_Stated exercise_: The line holding "from matplotlib.lines import Line2D" is the last one to output; start at the first line of the data, keep every line in between exactly, and leave out pictures.

Figure scripts
..........

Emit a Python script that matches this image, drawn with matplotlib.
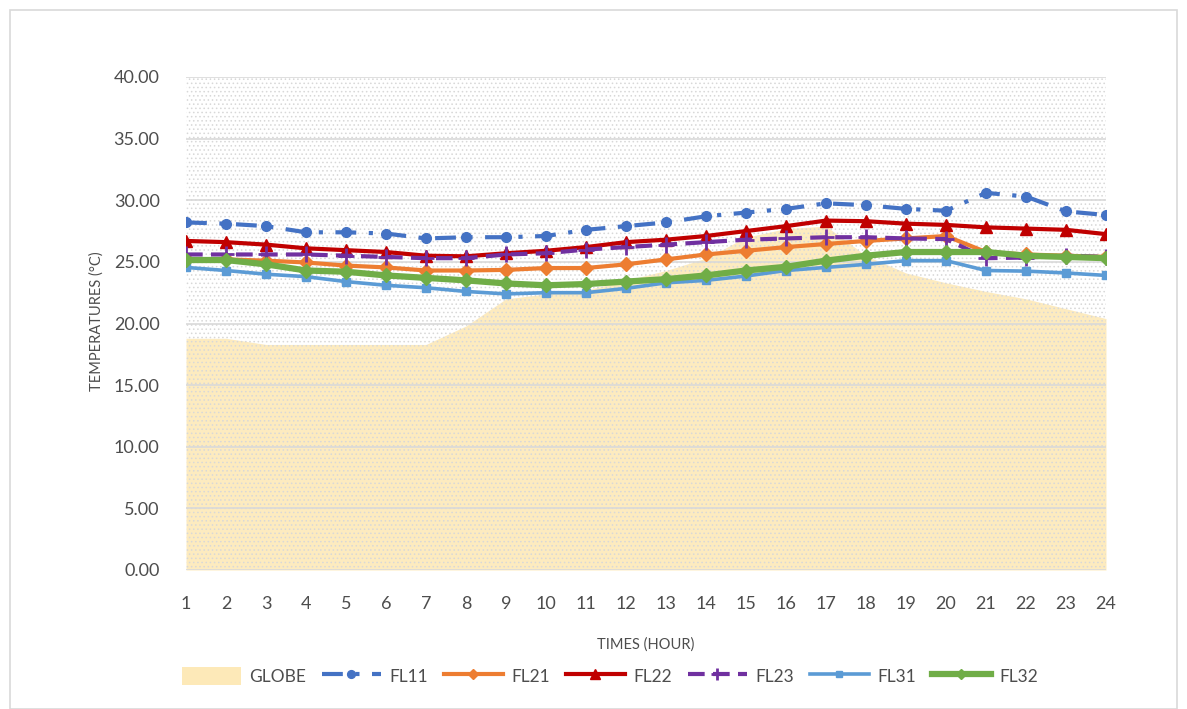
import matplotlib
matplotlib.use("Agg")
import matplotlib.pyplot as plt
from matplotlib.patches import Rectangle, Patch
from matplotlib.lines import Line2D

hours = list(range(1, 25))
globe = [18.8, 18.8, 18.3, 18.3, 18.3, 18.3, 18.3, 19.8, 22.0, 22.4, 22.7, 23.5,
         24.3, 25.3, 27.0, 27.7, 27.9, 25.5, 24.1, 23.3, 22.6, 22.0, 21.2, 20.4]
fl11 = [28.2, 28.1, 27.9, 27.4, 27.4, 27.3, 26.9, 27.0, 27.0, 27.1, 27.6, 27.9,
        28.2, 28.7, 29.0, 29.3, 29.75, 29.6, 29.3, 29.15, 30.6, 30.3, 29.1, 28.8]
fl21 = [25.2, 25.2, 25.1, 24.95, 24.7, 24.55, 24.3, 24.3, 24.35, 24.5, 24.5, 24.8,
        25.2, 25.6, 25.9, 26.2, 26.45, 26.7, 26.9, 27.1, 25.8, 25.6, 25.5, 25.4]
fl22 = [26.7, 26.6, 26.4, 26.1, 25.95, 25.8, 25.5, 25.45, 25.7, 25.9, 26.2, 26.6,
        26.8, 27.1, 27.5, 27.9, 28.35, 28.3, 28.1, 28.0, 27.8, 27.7, 27.6, 27.25]
fl23 = [25.6, 25.6, 25.6, 25.6, 25.5, 25.4, 25.3, 25.3, 25.6, 25.7, 26.0, 26.2,
        26.4, 26.6, 26.8, 26.9, 27.0, 27.0, 26.9, 26.85, 25.3, 25.35, 25.5, 25.4]
fl31 = [24.55, 24.3, 24.0, 23.8, 23.4, 23.1, 22.9, 22.6, 22.4, 22.5, 22.5, 22.85,
        23.3, 23.5, 23.85, 24.3, 24.55, 24.8, 25.1, 25.1, 24.3, 24.25, 24.1, 23.9]
fl32 = [25.15, 25.15, 24.8, 24.3, 24.2, 23.9, 23.7, 23.5, 23.25, 23.1, 23.2, 23.4,
        23.6, 23.9, 24.3, 24.6, 25.1, 25.5, 25.8, 25.8, 25.8, 25.5, 25.4, 25.3]

yticks = [0, 5, 10, 15, 20, 25, 30, 35, 40]

plt.rcParams['font.family'] = ['Lato', 'DejaVu Sans']
plt.rcParams['hatch.color'] = '#d6d6d6'
plt.rcParams['hatch.linewidth'] = 0.6

TXT = '#4d4d4d'
W, H = 1187, 709
fig = plt.figure(figsize=(W / 100, H / 100), dpi=100)
fig.patch.set_facecolor('white')
# outer border
fig.add_artist(Rectangle((10 / W, 0), (1177 - 10) / W, 1 - 10 / H, transform=fig.transFigure,
                         fill=False, edgecolor='#d9d9d9', linewidth=1.2))

ax = fig.add_axes([186 / W, 1 - 570 / H, (1106 - 186) / W, (570 - 77) / H])
ax.set_facecolor('white')
ax.set_xlim(1, 24)
ax.set_ylim(0, 40)

# dotted pattern of the plot area
ax.add_patch(Rectangle((0, 0), 1, 1, transform=ax.transAxes, facecolor='none',
                       hatch='....', edgecolor='#d8d8d8', linewidth=0, zorder=1.5))

ax.fill_between(hours, globe, 0, color='#fde9b8', alpha=0.9, linewidth=0, zorder=1)

for y in yticks:
    ax.axhline(y, color='#d9d9d9', linewidth=1.2, zorder=1.6)

styles = [
    ('FL11', fl11, '#4472C4', 3.0, (5, 3, 1, 3), 'o', 7, 1.0),
    ('FL21', fl21, '#ED7D31', 3.0, None, 'D', 7, 1.0),
    ('FL22', fl22, '#C00000', 3.0, None, '^', 9, 1.0),
    ('FL23', fl23, '#7030A0', 3.0, (4, 2), '+', 11, 2.0),
    ('FL31', fl31, '#5B9BD5', 2.6, None, 's', 6, 1.0),
    ('FL32', fl32, '#70AD47', 4.5, None, 'D', 7, 1.0),
]

handles = [Patch(facecolor='#fde9b8', edgecolor='none', label='GLOBE')]
for i, (name, vals, col, lw, dash, mk, ms, mew) in enumerate(styles):
    kw = dict(color=col, linewidth=lw, marker=mk, markersize=ms, markeredgewidth=mew)
    if dash is not None:
        kw['dashes'] = dash
    ax.plot(hours, vals, zorder=3 + i, label=name, **kw)
    hk = dict(kw)
    hk['markersize'] = ms * 0.8
    handles.append(Line2D([0], [0], label=name, **hk))

for s in ax.spines.values():
    s.set_visible(False)
ax.set_yticks(yticks)
ax.set_yticklabels([f'{v:.2f}' for v in yticks], fontsize=13, color=TXT)
ax.set_xticks(hours)
ax.set_xticklabels([str(h) for h in hours], fontsize=13, color=TXT)
ax.tick_params(axis='both', length=0)
ax.tick_params(axis='y', pad=19)
ax.tick_params(axis='x', pad=19)

fig.text(97 / W, 1 - 321 / H, 'TEMPERATURES (°C)', rotation=90, ha='center', va='center',
         fontsize=10.5, color=TXT)
fig.text(646 / W, 1 - 645 / H, 'TIMES (HOUR)', ha='center', va='center', fontsize=10.5, color=TXT)

fig.legend(handles=handles, loc='center', bbox_to_anchor=(610 / W, 1 - 676 / H), ncol=7,
           frameon=False, fontsize=12.5, labelcolor=TXT, handlelength=3.4,
           handleheight=1.2, columnspacing=0.9, handletextpad=0.5)

fig.savefig('out.png', dpi=100, facecolor='white')
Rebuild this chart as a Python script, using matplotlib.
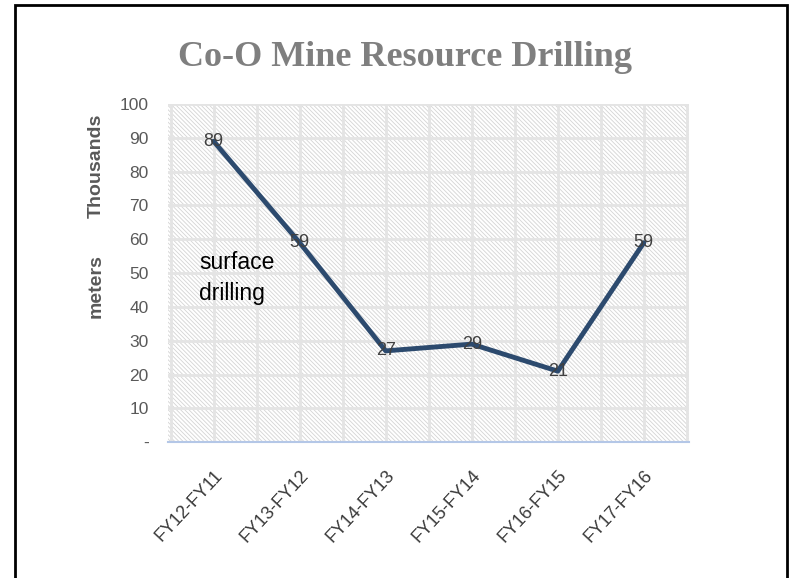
import matplotlib
matplotlib.use("Agg")
import matplotlib.pyplot as plt
from matplotlib import font_manager
from matplotlib.patches import Rectangle
import numpy as np

# data (thousands of meters)
periods = ["FY12-FY11", "FY13-FY12", "FY14-FY13", "FY15-FY14", "FY16-FY15", "FY17-FY16"]
meters_k = [89, 59, 27, 29, 21, 59]
y_ticks = [0, 10, 20, 30, 40, 50, 60, 70, 80, 90, 100]
y_ticklabels = ["-", "10", "20", "30", "40", "50", "60", "70", "80", "90", "100"]

installed = {f.name for f in font_manager.fontManager.ttflist}
body_font = "Liberation Sans Narrow" if "Liberation Sans Narrow" in installed else "Liberation Sans"

plt.rcParams["hatch.linewidth"] = 0.6

fig = plt.figure(figsize=(8.01, 5.78), dpi=100)
ax = fig.add_axes([0.2097, 0.235, 0.650, 0.585])

x = np.arange(len(periods))
ax.set_xlim(-0.53, len(periods) - 0.48)
ax.set_ylim(0, 100)

# hatched plot area
ax.patch.set_visible(False)
ax.add_patch(Rectangle((0, 0), 1, 1, transform=ax.transAxes, facecolor="white",
                       edgecolor="#d4d4d4", hatch="\\" * 8, lw=0, zorder=0))

# gridlines
for yv in y_ticks[1:]:
    ax.axhline(yv, color="#e4e4e4", lw=2, zorder=1)
for xv in np.arange(-0.5, len(periods), 0.5):
    ax.axvline(xv, color="#e4e4e4", lw=2, zorder=1)

ax.plot(x, meters_k, color="#2c4a6e", lw=3.5, zorder=3, solid_capstyle="round")
for xi, v in zip(x, meters_k):
    ax.text(xi, v, str(v), ha="center", va="center", fontsize=13, color="#404040",
            family=body_font, zorder=4)

for s in ["top", "right", "left"]:
    ax.spines[s].set_visible(False)
ax.spines["bottom"].set_color("#b4c7e7")
ax.spines["bottom"].set_linewidth(1.5)

ax.set_yticks(y_ticks)
ax.set_yticklabels(y_ticklabels, fontsize=12.5, color="#595959", family=body_font)
ax.set_xticks(x)
ax.set_xticklabels(periods, rotation=47, ha="right", rotation_mode="anchor",
                   fontsize=13, color="#3a3a3a", family=body_font)
ax.tick_params(axis="y", length=0, pad=14)
ax.tick_params(axis="x", length=0, pad=18)

ax.text(-0.17, 48.5, "surface\ndrilling", fontsize=16.5, color="black", family=body_font,
        ha="left", va="center", linespacing=1.45, zorder=4)

fig.text(0.120, 0.713, "Thousands", rotation=90, ha="center", va="center",
         fontsize=14, color="#595959", fontweight="bold", family=body_font)
fig.text(0.120, 0.505, "meters", rotation=90, ha="center", va="center",
         fontsize=14, color="#595959", fontweight="bold", family=body_font)

fig.text(0.506, 0.9, "Co-O Mine Resource Drilling", ha="center", va="center",
         fontsize=26, color="#7f7f7f", fontweight="bold", family="Liberation Serif")

# chart border
fig.add_artist(Rectangle((15 / 801, -0.05), (787 - 15) / 801, 1 - 5 / 578 + 0.05,
                         transform=fig.transFigure, fill=False, edgecolor="black", lw=2))

fig.savefig("out.png", dpi=100)
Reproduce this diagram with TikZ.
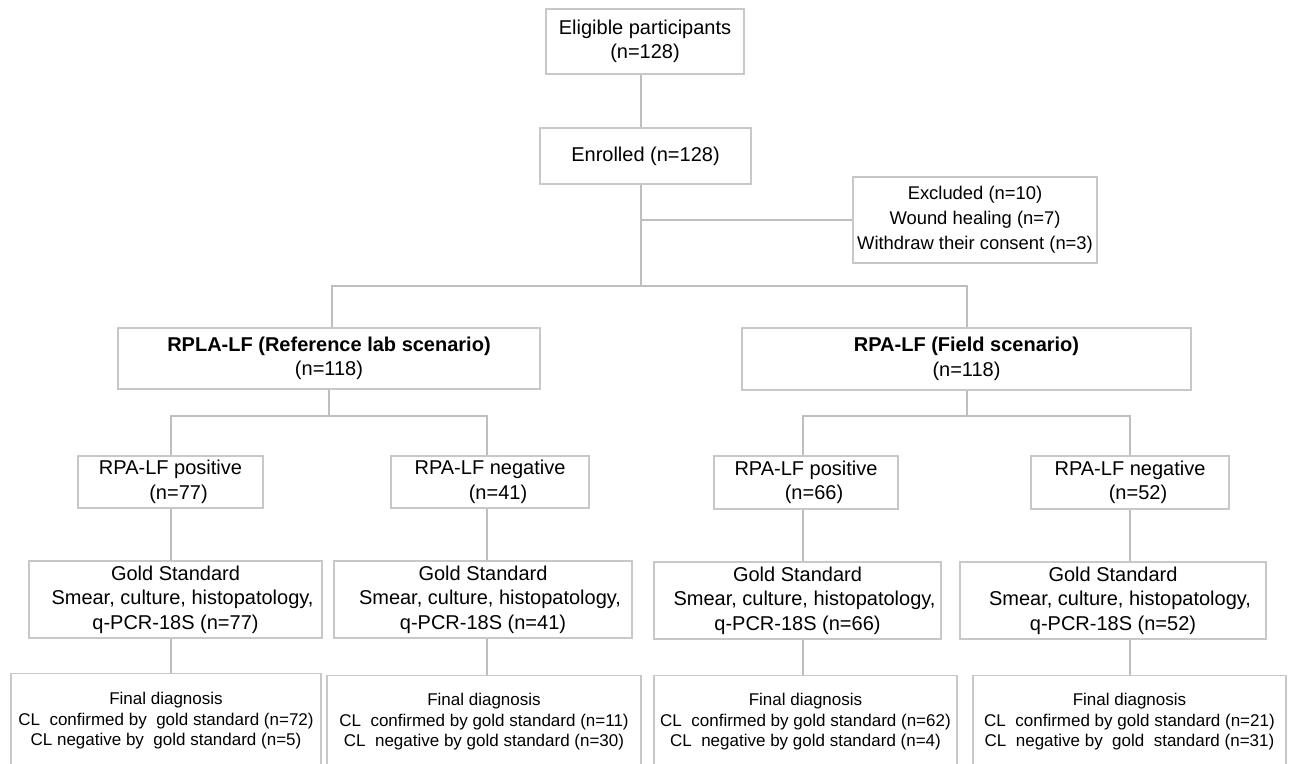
\documentclass[tikz,border=0pt]{standalone}
\usepackage{fontspec}
\setmainfont{Liberation Sans}
\definecolor{boxgray}{RGB}{200,200,200}
\definecolor{linegray}{RGB}{190,190,190}
\begin{document}
\begin{tikzpicture}[x=1pt,y=-1pt,
  box/.style={draw=boxgray, line width=1.2pt, inner sep=0pt, align=center, fill=white,
    font=\fontsize{20}{24.5}\selectfont},
  finbox/.style={box, font=\fontsize{17}{20.5}\selectfont},
  exbox/.style={box, font=\fontsize{18.4}{25}\selectfont},
  conn/.style={draw=linegray, line width=1.2pt}]
\useasboundingbox (0,0) rectangle (1290,763);
\clip (0,0) rectangle (1290,763);
% top
\node[box, minimum width=198pt, minimum height=65pt] (elig) at (645,41.5) {Eligible participants\\(n=128)};
\node[box, minimum width=211pt, minimum height=56pt] (enr) at (645.5,156) {Enrolled (n=128)};
\node[exbox, minimum width=244pt, minimum height=86pt] (excl) at (975,220) {Excluded (n=10)\\Wound healing (n=7)\\Withdraw their consent (n=3)};
% scenarios
\node[box, minimum width=422pt, minimum height=61pt] (rpla) at (329,358.5) {\textbf{RPLA-LF (Reference lab scenario)}\\(n=118)};
\node[box, minimum width=449pt, minimum height=62pt] (rpa) at (966.5,359) {\textbf{RPA-LF (Field scenario)}\\(n=118)};
% RPA-LF results
\node[box, minimum width=185pt, minimum height=52pt] (pos1) at (170.5,482) {RPA-LF positive\\\hspace*{16pt}(n=77)};
\node[box, minimum width=198pt, minimum height=52pt] (neg1) at (490,482) {RPA-LF negative\\\hspace*{16pt}(n=41)};
\node[box, minimum width=184pt, minimum height=53pt] (pos2) at (806,482.5) {RPA-LF positive\\\hspace*{16pt}(n=66)};
\node[box, minimum width=198pt, minimum height=53pt] (neg2) at (1130,482.5) {RPA-LF negative\\\hspace*{16pt}(n=52)};
% gold standard
\node[box, minimum width=293pt, minimum height=77pt] (gold1) at (175.5,599.5) {Gold Standard\\\hspace*{14pt}Smear, culture, histopatology,\\q-PCR-18S (n=77)};
\node[box, minimum width=298pt, minimum height=77pt] (gold2) at (483,599.5) {Gold Standard\\\hspace*{14pt}Smear, culture, histopatology,\\q-PCR-18S (n=41)};
\node[box, minimum width=287pt, minimum height=77pt] (gold3) at (797.5,600.5) {Gold Standard\\\hspace*{14pt}Smear, culture, histopatology,\\q-PCR-18S (n=66)};
\node[box, minimum width=306pt, minimum height=77pt] (gold4) at (1113,600.5) {Gold Standard\\\hspace*{14pt}Smear, culture, histopatology,\\q-PCR-18S (n=52)};
% final diagnosis
\node[finbox, minimum width=310pt, minimum height=95pt] (fin1) at (166,721) {Final diagnosis\\CL\ \ confirmed by\ \ gold standard (n=72)\\CL negative by\ \ gold standard (n=5)};
\node[finbox, minimum width=314pt, minimum height=93pt] (fin2) at (484,722) {Final diagnosis\\CL\ \ confirmed by gold standard (n=11)\\CL\ \ negative by gold standard (n=30)};
\node[finbox, minimum width=303pt, minimum height=93pt] (fin3) at (805.5,722) {Final diagnosis\\CL\ \ confirmed by gold standard (n=62)\\CL\ \ negative by gold standard (n=4)};
\node[finbox, minimum width=313pt, minimum height=93pt] (fin4) at (1129.5,722) {Final diagnosis\\CL\ \ confirmed by gold standard (n=21)\\CL\ \ negative by\ \ gold\ \ standard (n=31)};
% connector guide coordinates
\coordinate (s0) at (641,0);
\coordinate (jx) at (641,220);
\coordinate (j1) at (641,286);
\coordinate (a1) at (332,0);
\coordinate (b1) at (329,416);
\coordinate (b2) at (967,416);
\coordinate (c1) at (171,0);
\coordinate (c2) at (487,0);
\coordinate (c3) at (803,0);
\coordinate (c4) at (1130,0);
% connectors
\draw[conn] (elig.south -| s0) -- (enr.north -| s0);
\draw[conn] (enr.south -| s0) -- (j1);
\draw[conn] (jx) -- (excl.west);
\draw[conn] (rpla.north -| a1) |- (j1) -| (rpa.north -| b2);
\draw[conn] (rpla.south -| b1) -- (b1);
\draw[conn] (pos1.north -| c1) |- (b1) -| (neg1.north -| c2);
\draw[conn] (rpa.south -| b2) -- (b2);
\draw[conn] (pos2.north -| c3) |- (b2) -| (neg2.north -| c4);
\draw[conn] (pos1.south -| c1) -- (gold1.north -| c1);
\draw[conn] (gold1.south -| c1) -- (fin1.north -| c1);
\draw[conn] (neg1.south -| c2) -- (gold2.north -| c2);
\draw[conn] (gold2.south -| c2) -- (fin2.north -| c2);
\draw[conn] (pos2.south -| c3) -- (gold3.north -| c3);
\draw[conn] (gold3.south -| c3) -- (fin3.north -| c3);
\draw[conn] (neg2.south -| c4) -- (gold4.north -| c4);
\draw[conn] (gold4.south -| c4) -- (fin4.north -| c4);
\end{tikzpicture}
\end{document}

..........

_Result of the task_:
Emit a Python script that matches this image, drawn with matplotlib.
import matplotlib
matplotlib.use("Agg")
import matplotlib.pyplot as plt
from matplotlib.patches import Rectangle, Patch
from matplotlib.lines import Line2D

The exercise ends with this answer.